All lines from the beginning of the listing through the line with "import plotly.graph_objects as go" are to be copied word for word; the pictures are not.

**** Given material ****

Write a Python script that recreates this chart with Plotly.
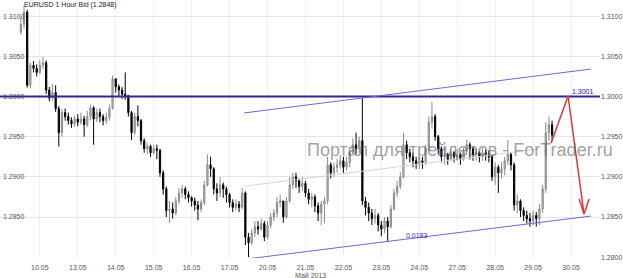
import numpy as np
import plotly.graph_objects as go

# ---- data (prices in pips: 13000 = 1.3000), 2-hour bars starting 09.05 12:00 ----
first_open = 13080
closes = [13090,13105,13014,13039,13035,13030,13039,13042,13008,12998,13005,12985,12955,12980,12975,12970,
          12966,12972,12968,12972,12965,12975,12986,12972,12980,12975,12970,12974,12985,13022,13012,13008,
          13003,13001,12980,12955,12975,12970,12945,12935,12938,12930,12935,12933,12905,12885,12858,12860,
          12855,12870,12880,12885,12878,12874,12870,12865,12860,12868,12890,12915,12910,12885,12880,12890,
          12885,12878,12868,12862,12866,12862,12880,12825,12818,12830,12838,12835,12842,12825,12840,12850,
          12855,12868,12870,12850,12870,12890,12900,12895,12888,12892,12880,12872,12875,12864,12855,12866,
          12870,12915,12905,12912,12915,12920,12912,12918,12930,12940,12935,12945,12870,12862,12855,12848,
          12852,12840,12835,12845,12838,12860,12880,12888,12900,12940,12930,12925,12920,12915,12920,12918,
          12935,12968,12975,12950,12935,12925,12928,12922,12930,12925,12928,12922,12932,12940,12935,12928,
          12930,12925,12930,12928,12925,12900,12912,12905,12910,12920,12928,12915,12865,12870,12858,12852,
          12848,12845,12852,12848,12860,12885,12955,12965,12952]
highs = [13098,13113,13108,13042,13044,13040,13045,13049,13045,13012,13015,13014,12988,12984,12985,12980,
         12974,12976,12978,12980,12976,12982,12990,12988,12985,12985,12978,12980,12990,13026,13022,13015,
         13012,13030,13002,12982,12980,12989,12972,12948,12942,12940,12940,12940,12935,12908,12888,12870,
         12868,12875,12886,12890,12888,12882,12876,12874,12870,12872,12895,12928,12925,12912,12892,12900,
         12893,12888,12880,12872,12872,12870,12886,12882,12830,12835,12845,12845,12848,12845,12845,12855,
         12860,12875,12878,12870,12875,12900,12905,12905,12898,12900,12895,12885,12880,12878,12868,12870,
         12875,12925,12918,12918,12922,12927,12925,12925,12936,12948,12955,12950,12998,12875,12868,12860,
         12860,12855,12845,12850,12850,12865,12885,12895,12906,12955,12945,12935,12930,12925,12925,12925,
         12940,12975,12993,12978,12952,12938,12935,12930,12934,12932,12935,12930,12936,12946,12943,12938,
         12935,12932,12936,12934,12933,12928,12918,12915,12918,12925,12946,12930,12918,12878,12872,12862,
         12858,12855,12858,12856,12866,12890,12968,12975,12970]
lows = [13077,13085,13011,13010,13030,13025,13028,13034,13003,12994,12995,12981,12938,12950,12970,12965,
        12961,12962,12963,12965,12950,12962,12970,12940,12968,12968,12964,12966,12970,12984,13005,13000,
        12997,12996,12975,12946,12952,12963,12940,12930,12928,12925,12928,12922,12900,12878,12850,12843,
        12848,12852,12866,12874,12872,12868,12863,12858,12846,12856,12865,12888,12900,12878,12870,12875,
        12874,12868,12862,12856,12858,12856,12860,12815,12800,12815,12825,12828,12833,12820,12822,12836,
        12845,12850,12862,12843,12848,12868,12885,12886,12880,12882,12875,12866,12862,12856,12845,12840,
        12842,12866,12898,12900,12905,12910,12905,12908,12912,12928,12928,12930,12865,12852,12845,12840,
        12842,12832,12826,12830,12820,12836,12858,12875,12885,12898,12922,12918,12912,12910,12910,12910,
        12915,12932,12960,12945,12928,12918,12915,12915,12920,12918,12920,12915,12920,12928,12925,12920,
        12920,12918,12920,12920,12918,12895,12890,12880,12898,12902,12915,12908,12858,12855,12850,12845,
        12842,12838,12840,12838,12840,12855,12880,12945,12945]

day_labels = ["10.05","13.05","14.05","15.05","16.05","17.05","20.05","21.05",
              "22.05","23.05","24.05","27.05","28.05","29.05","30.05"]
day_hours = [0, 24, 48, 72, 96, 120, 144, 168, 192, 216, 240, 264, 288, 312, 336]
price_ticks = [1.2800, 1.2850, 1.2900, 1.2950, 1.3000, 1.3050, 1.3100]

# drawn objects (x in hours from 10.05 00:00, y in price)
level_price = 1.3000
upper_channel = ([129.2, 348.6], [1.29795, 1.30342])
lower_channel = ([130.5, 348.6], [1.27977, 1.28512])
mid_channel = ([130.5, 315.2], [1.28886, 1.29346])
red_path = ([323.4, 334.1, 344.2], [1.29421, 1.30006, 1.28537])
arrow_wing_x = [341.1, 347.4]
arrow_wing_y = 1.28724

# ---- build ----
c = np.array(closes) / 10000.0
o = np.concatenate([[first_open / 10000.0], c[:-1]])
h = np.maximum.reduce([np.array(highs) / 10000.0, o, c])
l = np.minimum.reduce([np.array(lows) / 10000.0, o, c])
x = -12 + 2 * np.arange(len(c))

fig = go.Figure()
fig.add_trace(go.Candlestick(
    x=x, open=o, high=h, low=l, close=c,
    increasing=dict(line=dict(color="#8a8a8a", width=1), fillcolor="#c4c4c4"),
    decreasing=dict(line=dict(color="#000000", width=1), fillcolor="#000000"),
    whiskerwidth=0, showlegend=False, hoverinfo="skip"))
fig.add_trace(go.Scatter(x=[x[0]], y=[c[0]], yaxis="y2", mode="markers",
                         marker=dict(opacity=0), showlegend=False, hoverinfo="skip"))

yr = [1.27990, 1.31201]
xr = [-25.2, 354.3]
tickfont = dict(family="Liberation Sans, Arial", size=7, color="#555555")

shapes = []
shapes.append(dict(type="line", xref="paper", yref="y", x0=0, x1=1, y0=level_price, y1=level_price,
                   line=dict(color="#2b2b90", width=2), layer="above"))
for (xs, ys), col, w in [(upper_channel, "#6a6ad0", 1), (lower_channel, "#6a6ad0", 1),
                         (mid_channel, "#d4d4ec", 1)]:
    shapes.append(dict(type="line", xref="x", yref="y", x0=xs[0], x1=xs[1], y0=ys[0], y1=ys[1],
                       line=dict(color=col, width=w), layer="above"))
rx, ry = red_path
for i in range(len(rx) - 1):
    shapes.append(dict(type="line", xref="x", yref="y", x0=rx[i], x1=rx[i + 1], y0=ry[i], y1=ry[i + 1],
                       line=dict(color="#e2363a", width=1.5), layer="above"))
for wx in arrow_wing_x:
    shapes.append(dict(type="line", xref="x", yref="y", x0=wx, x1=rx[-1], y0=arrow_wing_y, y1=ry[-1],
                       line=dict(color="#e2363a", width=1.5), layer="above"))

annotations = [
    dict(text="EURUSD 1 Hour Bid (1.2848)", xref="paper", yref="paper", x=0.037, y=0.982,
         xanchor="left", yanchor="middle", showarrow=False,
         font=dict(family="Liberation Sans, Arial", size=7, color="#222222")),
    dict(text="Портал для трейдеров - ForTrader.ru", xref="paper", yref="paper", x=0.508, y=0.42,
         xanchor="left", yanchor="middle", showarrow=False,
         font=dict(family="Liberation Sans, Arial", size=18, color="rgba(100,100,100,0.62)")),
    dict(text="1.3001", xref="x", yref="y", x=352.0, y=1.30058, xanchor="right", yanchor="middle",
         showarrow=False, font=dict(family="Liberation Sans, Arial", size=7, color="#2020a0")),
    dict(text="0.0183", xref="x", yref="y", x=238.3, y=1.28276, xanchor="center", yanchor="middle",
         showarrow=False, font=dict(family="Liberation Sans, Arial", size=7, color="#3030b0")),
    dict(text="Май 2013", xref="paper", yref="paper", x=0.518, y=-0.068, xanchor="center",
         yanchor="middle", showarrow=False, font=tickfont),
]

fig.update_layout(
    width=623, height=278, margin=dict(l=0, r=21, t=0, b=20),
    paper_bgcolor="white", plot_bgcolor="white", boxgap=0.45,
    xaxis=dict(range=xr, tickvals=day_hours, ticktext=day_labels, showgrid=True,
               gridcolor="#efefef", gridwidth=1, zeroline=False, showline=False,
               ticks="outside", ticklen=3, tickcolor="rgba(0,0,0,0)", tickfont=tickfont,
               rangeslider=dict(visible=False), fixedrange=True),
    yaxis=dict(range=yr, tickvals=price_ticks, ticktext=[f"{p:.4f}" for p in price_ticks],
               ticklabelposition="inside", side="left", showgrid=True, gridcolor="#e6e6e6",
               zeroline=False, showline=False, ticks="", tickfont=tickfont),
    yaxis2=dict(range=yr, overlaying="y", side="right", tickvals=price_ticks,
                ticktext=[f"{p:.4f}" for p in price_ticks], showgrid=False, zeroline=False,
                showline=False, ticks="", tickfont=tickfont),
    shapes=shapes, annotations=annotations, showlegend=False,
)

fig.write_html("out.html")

****

Exercise solution:
Write a Python script that recreates this chart with Plotly.
import numpy as np
import plotly.graph_objects as go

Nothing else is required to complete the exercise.